I fatti, purtroppo, li conosciamo tutti. Un tornado, un “twister”, ha flagellato e fatto a brandelli una parte della cittadina di Moore, popoloso sobborgo di Oklahoma City.
Oklahoma, la rossa terra dell’Oklahoma si è fatta ancora più rossa con il sangue di oltre cinquanta vittime tra cui tanti bambini rimasti travolti mentre si trovavano a scuola.
Sedici minuti di preavviso non sono bastati a mettere tutti in salvo, sottoterra, nei rifugi che sono ovunque.
Perché in Oklahoma costruire una casa senza rifugio anti-tornado sarebbe come costruire una casa senza tetto.

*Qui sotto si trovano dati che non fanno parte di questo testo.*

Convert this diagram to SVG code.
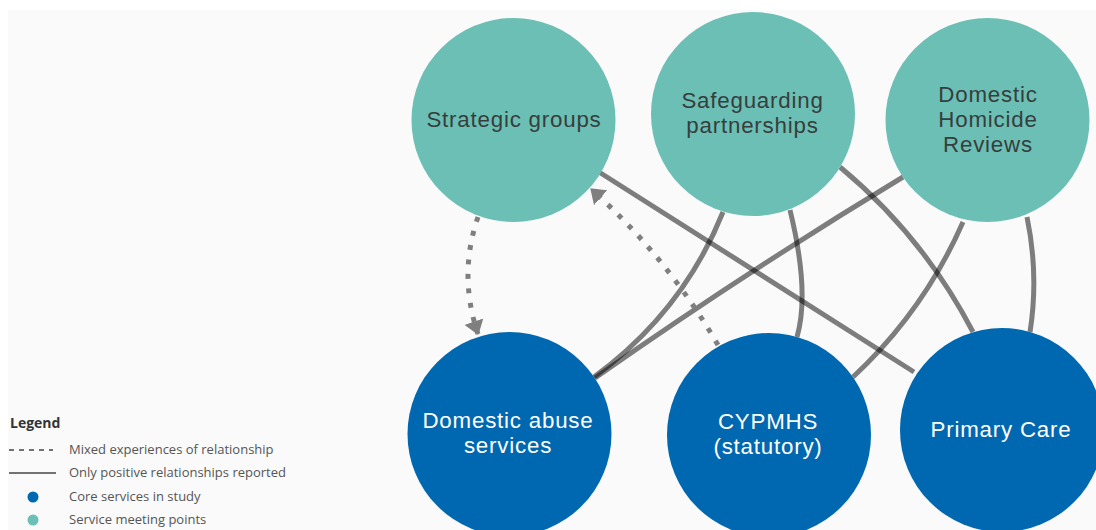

Questa è terra di “tornadoes” ed i tornadoes sono “acts of God”: vengono quando vogliono e fanno quello che vogliono, nessuno li può fermare. Gli uomini possono solo lanciare l’allarme, provare a nascondersi ed aspettare. Appena dai centri metereologici ci si rende conto che la terra sta per essere colpita, l’ululato lancinante delle sirene attraversa città e campi.
Gli altoparlanti sono ovunque, anche nel “mezzo del niente”, e l’Oklahoma è fatta in larga parte di terra che è “nel mezzo di niente”.
Ma ieri il tornado ha scelto un centro abitato, molto abitato. Questa è terra di tornados.
Chi c’è nato lo sa bene, chi c’è arrivato lo impara presto. Siamo nella “pancia” degli Stati Uniti d’America, nella “Bible belt”, la “cintura” immaginaria che da est a ovest rappresenta il cuore dell’America protestante.
Anzi, Oklahoma è chiamata “the buckle of the Bible belt”, la “fibbia”, proprio nel bel mezzo.
Che questa sia terra di frequenti tornadoes lo imparai alla mia prima visita, appena sbarcato all’aeroporto.
Mentre sceglievo il “magnet” da portare a casa come primo trofeo di un nuovo Stato raggiunto, Peter, l’amico che mi era venuto ad accogliere, mi mise in mano uno strano oggetto cilindrico, pescato tra le varie cianfrusaglie messe in mostra per i visitatori (l’Oklahoma i turisti non sa neanche cosa siano).
Ce l’ho ancora: lo prendi in mano, lo agiti circolarmente, e dentro si crea un piccolo tornado, come recita a chiare lettere l’etichetta sul cilindro, “Oklahoma Twister”. I tornadoes passano come una rasoiata, lasciando una cicatrice che si stende per una lunghezza e larghezza proporzionali alla loro intensità. Quello di Moore è stato violentissimo, categoria 4 (su un massimo possibile di 5), ha continuato a ferire la terra per oltre 40 minuti, coprendo venti miglia (circa 32km).
Ma soprattutto sorprendente è stata l’ampiezza della “rasoiata”, quasi mezzo miglio.
Cosa si può fare quando la natura decide di colpirci cosi?
“Pregate per noi” – questo è il messaggio che ci arriva da chi ne sta soffrendo. Non ci sono “colpe”, non ci sono “responsabili”.
C’è il Mistero della vita che si dipana, in maniera a noi incomprensibile, e c’è un compito di solidarietà, un duro e doloroso lavoro comune perchè la vita possa riprendere e rifiorire, come quella terra rossa dove non è rimasto un filo d’erba, e dove l’erba rispunterà ancora, tornado dopo tornado.